Drug manufacturers developing vaccines are required to go through a rigorous federal regulatory process that includes testing vaccines on thousands of volunteers from the public.
“We were sort of suspicious that there would be a lack of diversity (in the trials). I think we were all disappointed to see that was true, but it was not necessarily surprising,” said study co-author Steve Pergam, an infectious disease specialist at Fred Hutchinson Cancer Research Center in Seattle.
The research was published Friday in the Journal of the American Medical Association’s JAMA Network Open. Researchers analyzed all completed trail data for preventative vaccines in the U.S. from mid-2011 to mid-2020. They found that Black, American Indian and Alaska Native individuals were underrepresented compared to their nationwide populations. Hispanic/Latino individuals were as well.
“I think if folks don’t see themselves represented in the science, they feel excluded. And I don’t think it goes a far way towards trust,” said University of Oregon global and public health professor Kristin Yarris, who wasn’t involved in the trial analysis.
Trust is important when you’re trying to mobilize large portions of a population to combat disease, like COVID-19.
“If you look and you say, ‘I’m not included,’ it’s going to lead into the (vaccine) skepticism, the hesitancy,” Pergam said.

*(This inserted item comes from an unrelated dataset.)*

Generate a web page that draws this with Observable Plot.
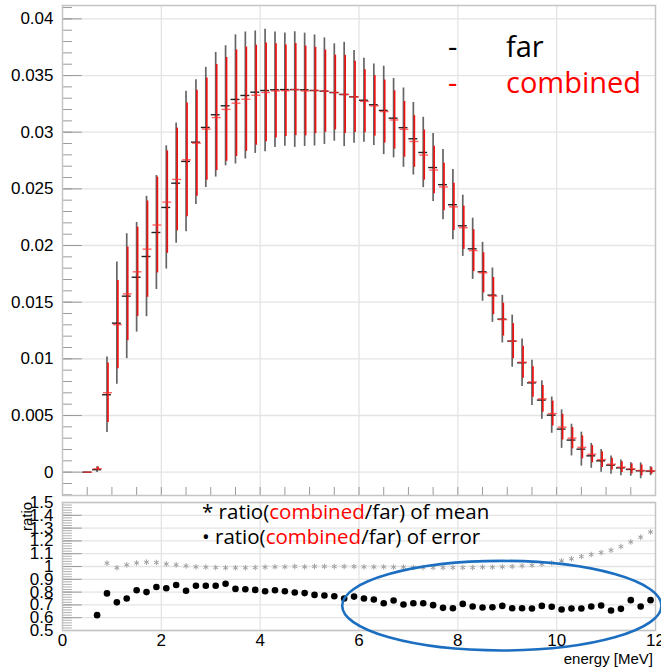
<!DOCTYPE html>
<html><head><meta charset="utf-8">
<script src="https://cdn.jsdelivr.net/npm/d3@7"></script>
<script src="https://cdn.jsdelivr.net/npm/@observablehq/plot@0.6"></script>
<style>
body{margin:0;background:#fff;}
#root{position:relative;width:661px;height:670px;overflow:hidden;font-family:"Liberation Sans",Arial,sans-serif;background:#fff;}
#top{position:absolute;left:0;top:0;}
#bot{position:absolute;left:0;top:497px;}
.lg{position:absolute;font-family:"Open Sans",sans-serif;white-space:nowrap;line-height:1;}
.red{color:#ff0000;}
</style></head><body>
<div id="root">
<div id="top"></div>
<div id="bot"></div>
<div class="lg" style="left:448px;top:31px;font-size:29px;color:#000">-</div>
<div class="lg" style="left:506px;top:31px;font-size:29px;color:#000">far</div>
<div class="lg red" style="left:448px;top:67px;font-size:29px">-</div>
<div class="lg red" style="left:506px;top:67px;font-size:29px">combined</div>
<div class="lg" style="left:202px;top:501px;font-size:20.5px;color:#000">* ratio(<span class="red">combined</span>/far) of mean</div>
<div class="lg" style="left:202px;top:526px;font-size:20.5px;color:#000">• ratio(<span class="red">combined</span>/far) of error</div>
<div style="position:absolute;left:553px;top:650px;font-size:15px;color:#000;width:100px;text-align:right;font-family:'Liberation Sans'">energy [MeV]</div>
<div style="position:absolute;left:12px;top:508px;font-size:15px;transform:rotate(-90deg);transform-origin:center;">ratio</div>
</div>
<script>
// bin centres (MeV)
const energy = [0.5,0.7,0.9,1.1,1.3,1.5,1.7,1.9,2.1,2.3,2.5,2.7,2.9,3.1,3.3,3.5,3.7,3.9,4.1,4.3,4.5,4.7,4.9,5.1,5.3,5.5,5.7,5.9,6.1,6.3,6.5,6.7,6.9,7.1,7.3,7.5,7.7,7.9,8.1,8.3,8.5,8.7,8.9,9.1,9.3,9.5,9.7,9.9,10.1,10.3,10.5,10.7,10.9,11.1,11.3,11.5,11.7,11.9];
const farMean = [0,0.00022,0.00683,0.01315,0.01553,0.0172,0.01903,0.02115,0.02336,0.0255,0.02742,0.02912,0.03042,0.03154,0.03233,0.03289,0.03324,0.03353,0.03368,0.03374,0.03376,0.03376,0.03374,0.03368,0.03362,0.0335,0.03333,0.03312,0.03282,0.03242,0.03192,0.03124,0.0304,0.02942,0.02821,0.02688,0.02537,0.0236,0.02174,0.01971,0.01768,0.01562,0.0135,0.01156,0.00965,0.00788,0.00636,0.00503,0.0038,0.00283,0.00203,0.00144,0.001,0.00062,0.00038,0.00024,0.00012,0.00009];
const farErr = [0,0.00025,0.00333,0.0054,0.00551,0.00484,0.00531,0.00503,0.00544,0.0053,0.0062,0.0055,0.0053,0.0055,0.0053,0.0057,0.0056,0.0054,0.0054,0.0051,0.005,0.0051,0.005,0.0049,0.0047,0.0043,0.0046,0.0041,0.0037,0.0036,0.0039,0.0035,0.0035,0.0032,0.0031,0.003,0.0031,0.0031,0.0027,0.0027,0.0026,0.0024,0.0021,0.0023,0.0021,0.002,0.0017,0.0016,0.0017,0.0014,0.0015,0.0011,0.001,0.0008,0.0007,0.0006,0.0007,0.0004];
const combMean = [0,0.0003,0.00701,0.01302,0.01573,0.01768,0.01968,0.02181,0.02383,0.02583,0.02756,0.02903,0.03027,0.03129,0.03201,0.03256,0.03291,0.03326,0.03351,0.03364,0.03366,0.03376,0.03364,0.03368,0.03362,0.0335,0.03333,0.03312,0.03272,0.03232,0.03182,0.03108,0.03025,0.02918,0.02798,0.02666,0.02517,0.02341,0.02157,0.01955,0.01759,0.01554,0.01346,0.01156,0.0097,0.00796,0.00647,0.00517,0.00397,0.003,0.00219,0.00158,0.00111,0.0007,0.00044,0.00029,0.00015,0.00011];
const combErr = [0,0.000155,0.00263,0.00389,0.00413,0.00394,0.00425,0.00423,0.00452,0.00453,0.00502,0.00468,0.00451,0.00468,0.00458,0.0047,0.0046,0.00441,0.00436,0.00416,0.00404,0.00406,0.00396,0.00381,0.00363,0.0033,0.00345,0.00314,0.00278,0.00267,0.00278,0.00257,0.00246,0.00228,0.00221,0.00209,0.0021,0.00209,0.00191,0.00185,0.00177,0.00164,0.00145,0.00155,0.00142,0.00134,0.00118,0.0011,0.00113,0.00094,0.00101,0.00076,0.0007,0.00052,0.00047,0.00044,0.00048,0.00029];
// ratio panel
const ratioMean = [null,null,1.026,0.99,1.013,1.028,1.034,1.031,1.02,1.013,1.005,0.997,0.995,0.992,0.99,0.99,0.99,0.992,0.995,0.997,0.997,1.0,0.997,1.0,1.0,1.0,1.0,1.0,0.997,0.997,0.997,0.995,0.995,0.992,0.992,0.992,0.992,0.992,0.992,0.992,0.995,0.995,0.997,1.0,1.005,1.01,1.018,1.028,1.044,1.06,1.078,1.094,1.109,1.127,1.156,1.192,1.229,1.27];
const ratioErr = [null,0.62,0.79,0.72,0.75,0.815,0.8,0.84,0.83,0.855,0.81,0.85,0.85,0.85,0.865,0.825,0.822,0.817,0.807,0.815,0.807,0.797,0.792,0.778,0.773,0.767,0.75,0.765,0.75,0.742,0.713,0.734,0.703,0.713,0.713,0.698,0.677,0.674,0.708,0.687,0.68,0.682,0.692,0.674,0.674,0.672,0.692,0.685,0.664,0.672,0.672,0.687,0.695,0.656,0.669,0.737,0.687,0.737];
// axes
const topYTicks = [0,0.005,0.01,0.015,0.02,0.025,0.03,0.035,0.04];
const topYLabels = ["0","0.005","0.01","0.015","0.02","0.025","0.03","0.035","0.04"];
const xTicks = [0,2,4,6,8,10,12];
const ratioTicks = [0.5,0.6,0.7,0.8,0.9,1,1.1,1.2,1.3,1.4,1.5];
const ratioLabels = ["0.5","0.6","0.7","0.8","0.9","1","1.1","1.2","1.3","1.4","1.5"];
// annotation ellipse (data units)
const ellipseCentre = {x: 8.9, y: 0.69};
const ellipseRadius = {x: 3.23, y: 0.35};

const halfBin = 0.09;
const rows = energy.map((e, i) => ({e, far: farMean[i], farErr: farErr[i], comb: combMean[i], combErr: combErr[i], rm: ratioMean[i], re: ratioErr[i]}));
const shown = rows.filter(d => d.e > 0.6);

const gridCol = "#e4e4e4";
const frameCol = "#c4c4c4";
const tickCol = "#9a9a9a";

const topMinor = d3.range(-0.002, 0.0411, 0.001).map(v => +v.toFixed(4));
const topPlot = Plot.plot({
  width: 661, height: 497,
  marginLeft: 62, marginRight: 6, marginTop: 5, marginBottom: 2,
  x: {domain: [0, 12], axis: null, label: null},
  y: {domain: [-0.00206, 0.04118], label: null},
  style: {fontFamily: "Liberation Sans, Arial, sans-serif", fontSize: "17px", background: "white", color: "#000"},
  marks: [
    Plot.gridY(topYTicks, {stroke: gridCol, strokeOpacity: 1, strokeWidth: 1.3}),
    Plot.gridX([2,4,6,8,10], {stroke: gridCol, strokeOpacity: 1, strokeWidth: 1.3}),
    Plot.ruleY(topMinor, {y: d => d, x1: 0, x2: 0.2, stroke: tickCol, strokeWidth: 1}),
    Plot.ruleY(topYTicks, {y: d => d, x1: 0, x2: 0.4, stroke: tickCol, strokeWidth: 1}),
    Plot.ruleX(d3.range(0.5, 12, 0.5), {x: d => d, y1: -0.00206, y2: -0.00135, stroke: tickCol, strokeWidth: 1}),
    Plot.axisY(topYTicks, {tickSize: 0, tickPadding: 9, tickFormat: (d, i) => topYLabels[i], fontSize: 17, label: null}),
    Plot.frame({stroke: frameCol, strokeWidth: 1.5}),
    Plot.ruleX(rows, {x: "e", y1: d => d.far - d.farErr, y2: d => d.far + d.farErr, stroke: "#4a4a4a", strokeWidth: 1.7, strokeOpacity: 0.85}),
    Plot.ruleY(rows, {y: "far", x1: d => d.e - halfBin, x2: d => d.e + halfBin, stroke: "#222", strokeWidth: 1.4}),
    Plot.ruleX(rows, {x: "e", dx: 1, y1: d => d.comb - d.combErr, y2: d => d.comb + d.combErr, stroke: "#ee1111", strokeWidth: 1.7}),
    Plot.ruleY(rows, {y: "comb", dx: 1, x1: d => d.e - halfBin, x2: d => d.e + halfBin, stroke: "#ff3030", strokeWidth: 1.4, strokeOpacity: 0.75})
  ]
});
document.getElementById("top").append(topPlot);

const ratioMinor = d3.range(0.5, 1.501, 0.02).map(v => +v.toFixed(2));
const ellipseMark = (index, scales) => {
  const svg = d3.create("svg:ellipse")
    .attr("cx", scales.x(ellipseCentre.x))
    .attr("cy", scales.y(ellipseCentre.y))
    .attr("rx", scales.x(ellipseCentre.x + ellipseRadius.x) - scales.x(ellipseCentre.x))
    .attr("ry", scales.y(ellipseCentre.y) - scales.y(ellipseCentre.y + ellipseRadius.y))
    .attr("fill", "none").attr("stroke", "#1c6fc0").attr("stroke-width", 2.6);
  return svg.node();
};
const botPlot = Plot.plot({
  width: 661, height: 173,
  marginLeft: 62, marginRight: 6, marginTop: 5, marginBottom: 40,
  x: {domain: [0, 12], label: null},
  y: {domain: [0.5, 1.5], label: null},
  style: {fontFamily: "Liberation Sans, Arial, sans-serif", fontSize: "17px", background: "white", color: "#000", overflow: "visible"},
  marks: [
    Plot.gridY(ratioTicks, {stroke: gridCol, strokeOpacity: 1, strokeWidth: 1.3}),
    Plot.gridX([2,4,6,8,10], {stroke: gridCol, strokeOpacity: 1, strokeWidth: 1.3}),
    Plot.ruleY(ratioMinor, {y: d => d, x1: 0, x2: 0.2, stroke: tickCol, strokeWidth: 0.8}),
    Plot.ruleY(ratioTicks, {y: d => d, x1: 0, x2: 0.4, stroke: tickCol, strokeWidth: 1}),
    Plot.axisY(ratioTicks, {tickSize: 0, tickPadding: 9, tickFormat: (d, i) => ratioLabels[i], fontSize: 17, label: null}),
    Plot.axisX(xTicks, {tickSize: 0, tickPadding: 3, fontSize: 17, label: null}),
    Plot.frame({stroke: frameCol, strokeWidth: 1.5}),
    Plot.dot(shown.filter(d => d.rm != null), {x: "e", y: "rm", symbol: "asterisk", r: 2.6, stroke: "#a0a0a0", strokeWidth: 1}),
    Plot.dot(shown, {x: "e", y: "re", r: 3.3, fill: "#000", stroke: "none"}),
    ellipseMark
  ]
});
document.getElementById("bot").append(botPlot);
</script>
</body></html>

The analysis also revealed another substantial issue: data collection on race and ethnicity often missing from the trial results. About 60% of the trials included information about race. And only about 35% included ethnicity information, which is broadly how Hispanic/Latino people are identified in demographic data.
Information about age is collected, but often lumped together in inconsistent ways; one trial could have a category for 55-65 years, but another might group 55-70 year-olds together.
Without this information, it’s impossible to know how well drug manufacturers are doing.
The analysis did not include COVID-19 trials, which largely didn’t begin until the summer of last year.
“I sort of see the COVID trials as a new benchmark. They’ve really done something different,” Pergam said.
Study co-author Michele Andrasik with the COVID-19 Prevention Network based at Fred Hutchinson says vaccine makers have slowed down vaccine trial enrollments to ensure the pool of volunteers better represents the larger population.
“The recruitment of majority individuals outpaces the recruitment of BIPOC (Black, Indigenous and people of color) people at such a rate that if you allow that to continue, all the spots are filled,” she said. “So you really do need to be mindful and proactive about ensuring that there are slots available for BIPOC folks.”
Pergam said there was also a concerted effort to enroll older adults in the COVID-19 vaccine trials because they are so much more susceptible to serious disease and death.
Andrasik is in the process of analyzing the enrollment data from the COVID-19 vaccine trials. She expects to have those results later this year.